NCERT Exemplar Solutions
Class 10 - Mathematics - CHAPTER 10: Construction - Exercise 10.4

Question 2

Step-by-step Explanation (Beginner level)

1. Start with given measurements: Draw side \(AB = 3\,\text{cm}\). At point \(B\), make an angle of \(60^\circ\). On this new line, mark point \(C\) such that \(BC = 5\,\text{cm}\).
2. Complete parallelogram \(ABCD\): From \(A\), draw a line parallel to \(BC\). From \(C\), draw a line parallel to \(AB\). Let these two lines meet at point \(D\). Now \(ABCD\) is a parallelogram (because opposite sides are parallel).
3. Draw diagonal: Join points \(B\) and \(D\) to draw diagonal \(BD\). This divides the parallelogram into two triangles: \(\triangle ABD\) and \(\triangle BCD\).
4. Enlarge triangle \(BDC\): We need to construct another triangle \(BD'C'\) that is similar to \(BDC\) with scale factor \(\tfrac{4}{3}\). - Extend the ray \(BD\) beyond \(D\). - On this extension, locate point \(D'\) such that \(BD':BD = 4:3\). (You can do this using the basic proportionality method: draw an auxiliary ray from \(B\), mark 3 equal parts, then mark 4 equal parts, and connect back to \(D'\).)
5. Find point \(C': Through \(D'\), draw a line parallel to \(DC\). Through \(B\), draw a line parallel to \(BC\). These two lines meet at \(C'\). Now \(\triangle BD'C'\) is similar to \(\triangle BDC\) with scale factor \(\tfrac{4}{3}\) (because they have the same angles).
6. Locate point \(A': Through \(D'\), draw a line parallel to \(DA\). Extend line \(BA\) forward beyond \(A\). Let this parallel from \(D'\) meet the extended \(BA\) at point \(A'\).

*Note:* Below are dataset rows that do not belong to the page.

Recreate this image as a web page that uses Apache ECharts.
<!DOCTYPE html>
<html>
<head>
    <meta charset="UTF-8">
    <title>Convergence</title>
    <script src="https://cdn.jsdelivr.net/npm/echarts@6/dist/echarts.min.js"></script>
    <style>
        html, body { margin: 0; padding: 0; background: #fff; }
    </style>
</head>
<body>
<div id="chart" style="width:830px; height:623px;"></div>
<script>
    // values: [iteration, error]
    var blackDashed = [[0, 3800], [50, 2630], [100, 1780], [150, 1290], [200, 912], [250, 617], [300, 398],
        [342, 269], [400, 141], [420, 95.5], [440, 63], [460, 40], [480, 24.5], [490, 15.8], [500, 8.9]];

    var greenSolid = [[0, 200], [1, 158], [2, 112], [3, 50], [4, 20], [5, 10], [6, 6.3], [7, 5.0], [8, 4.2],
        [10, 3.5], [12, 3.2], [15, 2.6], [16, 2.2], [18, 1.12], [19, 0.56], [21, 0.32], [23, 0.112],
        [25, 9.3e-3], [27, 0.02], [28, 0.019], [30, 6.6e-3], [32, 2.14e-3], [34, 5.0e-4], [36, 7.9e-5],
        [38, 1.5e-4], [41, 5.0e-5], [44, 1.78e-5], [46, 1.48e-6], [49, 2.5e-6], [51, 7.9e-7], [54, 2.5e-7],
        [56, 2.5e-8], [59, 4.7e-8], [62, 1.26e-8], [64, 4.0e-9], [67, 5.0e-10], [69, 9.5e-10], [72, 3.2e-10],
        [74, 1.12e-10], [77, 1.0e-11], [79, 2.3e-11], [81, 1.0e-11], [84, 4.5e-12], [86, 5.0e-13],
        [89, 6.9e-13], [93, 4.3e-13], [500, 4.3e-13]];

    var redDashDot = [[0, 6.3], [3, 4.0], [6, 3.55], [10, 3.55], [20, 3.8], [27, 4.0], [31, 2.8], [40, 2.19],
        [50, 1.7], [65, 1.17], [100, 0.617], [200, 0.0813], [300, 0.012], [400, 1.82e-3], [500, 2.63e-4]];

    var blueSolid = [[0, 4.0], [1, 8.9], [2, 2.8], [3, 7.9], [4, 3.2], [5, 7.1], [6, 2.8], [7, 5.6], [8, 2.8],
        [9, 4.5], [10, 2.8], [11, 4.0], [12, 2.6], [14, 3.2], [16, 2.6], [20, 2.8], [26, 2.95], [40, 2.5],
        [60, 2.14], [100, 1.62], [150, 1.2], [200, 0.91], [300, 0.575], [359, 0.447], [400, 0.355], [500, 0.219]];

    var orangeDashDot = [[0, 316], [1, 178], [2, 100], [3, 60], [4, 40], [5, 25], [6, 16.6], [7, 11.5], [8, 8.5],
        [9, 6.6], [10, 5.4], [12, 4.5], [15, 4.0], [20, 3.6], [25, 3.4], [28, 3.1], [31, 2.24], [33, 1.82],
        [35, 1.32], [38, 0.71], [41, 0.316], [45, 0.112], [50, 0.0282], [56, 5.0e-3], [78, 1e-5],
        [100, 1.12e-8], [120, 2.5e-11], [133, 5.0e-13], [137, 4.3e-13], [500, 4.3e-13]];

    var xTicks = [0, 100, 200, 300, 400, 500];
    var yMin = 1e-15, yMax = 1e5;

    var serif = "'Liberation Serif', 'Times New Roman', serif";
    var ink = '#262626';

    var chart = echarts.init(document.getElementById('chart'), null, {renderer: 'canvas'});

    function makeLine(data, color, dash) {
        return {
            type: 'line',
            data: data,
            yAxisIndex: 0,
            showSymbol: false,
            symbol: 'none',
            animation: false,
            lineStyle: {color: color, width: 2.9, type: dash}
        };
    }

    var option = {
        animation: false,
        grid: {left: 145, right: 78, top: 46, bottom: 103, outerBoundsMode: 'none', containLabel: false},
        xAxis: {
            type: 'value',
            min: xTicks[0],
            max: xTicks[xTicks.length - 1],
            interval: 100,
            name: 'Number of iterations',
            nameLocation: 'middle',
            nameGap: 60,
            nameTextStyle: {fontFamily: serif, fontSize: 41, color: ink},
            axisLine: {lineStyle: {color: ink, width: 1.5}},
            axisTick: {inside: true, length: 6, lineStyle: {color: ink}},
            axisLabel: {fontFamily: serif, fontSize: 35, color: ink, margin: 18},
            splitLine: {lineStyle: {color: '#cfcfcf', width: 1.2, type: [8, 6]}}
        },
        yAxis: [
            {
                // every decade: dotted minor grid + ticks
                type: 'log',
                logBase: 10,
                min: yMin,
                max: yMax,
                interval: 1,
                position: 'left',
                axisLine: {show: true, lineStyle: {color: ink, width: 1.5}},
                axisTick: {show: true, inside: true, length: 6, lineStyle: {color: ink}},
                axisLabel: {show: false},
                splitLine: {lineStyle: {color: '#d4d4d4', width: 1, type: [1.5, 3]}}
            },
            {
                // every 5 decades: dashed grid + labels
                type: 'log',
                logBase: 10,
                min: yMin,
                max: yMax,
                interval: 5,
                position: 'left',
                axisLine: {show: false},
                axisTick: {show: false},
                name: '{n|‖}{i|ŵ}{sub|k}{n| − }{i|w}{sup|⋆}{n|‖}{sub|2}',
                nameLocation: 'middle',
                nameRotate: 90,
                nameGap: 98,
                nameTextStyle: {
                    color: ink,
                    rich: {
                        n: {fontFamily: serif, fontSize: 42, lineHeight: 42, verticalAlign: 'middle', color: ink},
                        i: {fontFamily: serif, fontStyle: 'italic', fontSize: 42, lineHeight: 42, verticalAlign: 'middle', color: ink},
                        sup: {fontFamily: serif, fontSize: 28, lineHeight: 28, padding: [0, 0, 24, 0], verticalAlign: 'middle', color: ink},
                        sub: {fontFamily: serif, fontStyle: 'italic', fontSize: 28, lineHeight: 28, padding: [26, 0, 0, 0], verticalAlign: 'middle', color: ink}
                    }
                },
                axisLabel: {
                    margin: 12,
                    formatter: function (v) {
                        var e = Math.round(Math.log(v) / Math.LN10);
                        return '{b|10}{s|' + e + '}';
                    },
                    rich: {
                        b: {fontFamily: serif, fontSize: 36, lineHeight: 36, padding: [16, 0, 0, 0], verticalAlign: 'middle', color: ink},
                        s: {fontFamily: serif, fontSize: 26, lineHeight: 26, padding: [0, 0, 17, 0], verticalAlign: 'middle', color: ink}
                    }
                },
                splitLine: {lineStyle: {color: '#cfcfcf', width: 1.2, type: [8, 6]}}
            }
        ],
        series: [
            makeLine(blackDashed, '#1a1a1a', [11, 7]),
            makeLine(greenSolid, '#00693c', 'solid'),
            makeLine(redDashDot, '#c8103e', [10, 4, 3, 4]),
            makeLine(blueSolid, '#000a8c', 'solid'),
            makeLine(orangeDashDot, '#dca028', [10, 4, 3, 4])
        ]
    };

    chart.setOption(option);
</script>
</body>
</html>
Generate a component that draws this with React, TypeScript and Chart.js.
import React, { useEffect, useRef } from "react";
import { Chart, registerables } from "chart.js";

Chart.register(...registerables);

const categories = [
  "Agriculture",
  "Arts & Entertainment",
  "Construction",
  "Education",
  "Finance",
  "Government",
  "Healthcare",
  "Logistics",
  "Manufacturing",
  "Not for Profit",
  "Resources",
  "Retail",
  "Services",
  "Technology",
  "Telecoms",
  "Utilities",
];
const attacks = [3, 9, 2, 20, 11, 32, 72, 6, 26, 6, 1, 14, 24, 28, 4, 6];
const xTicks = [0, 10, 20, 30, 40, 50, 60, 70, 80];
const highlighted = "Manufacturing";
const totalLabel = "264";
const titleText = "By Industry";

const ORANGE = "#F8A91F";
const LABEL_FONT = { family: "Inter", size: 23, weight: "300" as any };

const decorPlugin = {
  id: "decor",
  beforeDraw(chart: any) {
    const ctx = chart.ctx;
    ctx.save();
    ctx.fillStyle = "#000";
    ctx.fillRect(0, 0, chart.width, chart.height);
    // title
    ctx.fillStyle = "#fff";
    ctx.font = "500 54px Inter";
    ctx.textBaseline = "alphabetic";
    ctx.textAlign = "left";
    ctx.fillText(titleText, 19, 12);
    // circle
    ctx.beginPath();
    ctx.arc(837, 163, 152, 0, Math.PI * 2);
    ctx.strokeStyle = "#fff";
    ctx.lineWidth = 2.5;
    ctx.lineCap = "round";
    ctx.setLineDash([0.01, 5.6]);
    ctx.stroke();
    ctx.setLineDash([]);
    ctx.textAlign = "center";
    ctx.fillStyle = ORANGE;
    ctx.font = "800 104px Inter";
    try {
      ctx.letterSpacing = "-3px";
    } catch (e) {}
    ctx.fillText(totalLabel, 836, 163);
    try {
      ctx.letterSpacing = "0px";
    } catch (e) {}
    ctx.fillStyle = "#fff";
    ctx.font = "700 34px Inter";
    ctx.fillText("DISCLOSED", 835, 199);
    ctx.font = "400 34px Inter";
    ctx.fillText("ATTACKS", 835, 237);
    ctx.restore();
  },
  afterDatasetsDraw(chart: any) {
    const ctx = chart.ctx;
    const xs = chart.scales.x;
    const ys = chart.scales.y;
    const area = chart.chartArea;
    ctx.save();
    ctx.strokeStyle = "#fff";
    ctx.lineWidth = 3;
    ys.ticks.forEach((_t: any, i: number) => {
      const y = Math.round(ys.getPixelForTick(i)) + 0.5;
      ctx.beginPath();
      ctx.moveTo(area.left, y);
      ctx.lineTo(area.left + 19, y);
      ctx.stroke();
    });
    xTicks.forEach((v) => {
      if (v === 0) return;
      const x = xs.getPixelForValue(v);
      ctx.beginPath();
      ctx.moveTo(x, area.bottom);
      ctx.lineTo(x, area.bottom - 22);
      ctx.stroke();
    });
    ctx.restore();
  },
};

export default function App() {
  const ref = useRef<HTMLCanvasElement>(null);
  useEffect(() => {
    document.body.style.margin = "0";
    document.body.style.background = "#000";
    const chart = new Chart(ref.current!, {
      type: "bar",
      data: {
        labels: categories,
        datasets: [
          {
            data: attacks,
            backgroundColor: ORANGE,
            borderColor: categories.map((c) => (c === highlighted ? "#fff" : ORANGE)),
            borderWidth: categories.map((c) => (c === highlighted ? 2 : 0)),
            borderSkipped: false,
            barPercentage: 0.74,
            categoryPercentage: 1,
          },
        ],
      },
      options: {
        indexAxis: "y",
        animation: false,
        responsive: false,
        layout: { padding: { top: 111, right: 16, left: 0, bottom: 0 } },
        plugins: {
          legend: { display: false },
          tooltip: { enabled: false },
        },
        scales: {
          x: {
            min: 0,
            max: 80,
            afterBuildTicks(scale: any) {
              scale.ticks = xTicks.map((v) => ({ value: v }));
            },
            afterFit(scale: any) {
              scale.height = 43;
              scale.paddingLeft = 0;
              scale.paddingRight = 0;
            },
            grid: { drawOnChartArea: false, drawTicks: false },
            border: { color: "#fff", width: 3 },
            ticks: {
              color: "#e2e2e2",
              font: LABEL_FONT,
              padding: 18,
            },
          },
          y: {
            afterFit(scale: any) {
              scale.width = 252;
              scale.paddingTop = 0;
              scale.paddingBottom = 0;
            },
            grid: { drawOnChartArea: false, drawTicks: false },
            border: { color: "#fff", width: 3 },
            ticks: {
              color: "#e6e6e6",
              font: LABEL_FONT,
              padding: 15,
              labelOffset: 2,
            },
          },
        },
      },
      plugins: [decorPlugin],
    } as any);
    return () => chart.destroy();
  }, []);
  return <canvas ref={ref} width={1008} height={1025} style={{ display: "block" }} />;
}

Check if \(A'BC'D'\) is a parallelogram

• In the original parallelogram, we know \(DC \parallel AB\) and \(DA \parallel BC\).
• In the new figure, we constructed: - \(D'C' \parallel DC\), so \(D'C' \parallel AB\). Hence, \(A'B \parallel D'C'\). - \(D'A' \parallel DA\), so \(D'A' \parallel BC\).
• Therefore, in quadrilateral \(A'BC'D'\), both pairs of opposite sides are parallel.

Conclusion: By definition, a quadrilateral with both pairs of opposite sides parallel is a parallelogram. So, \(A'BC'D'\) is indeed a parallelogram.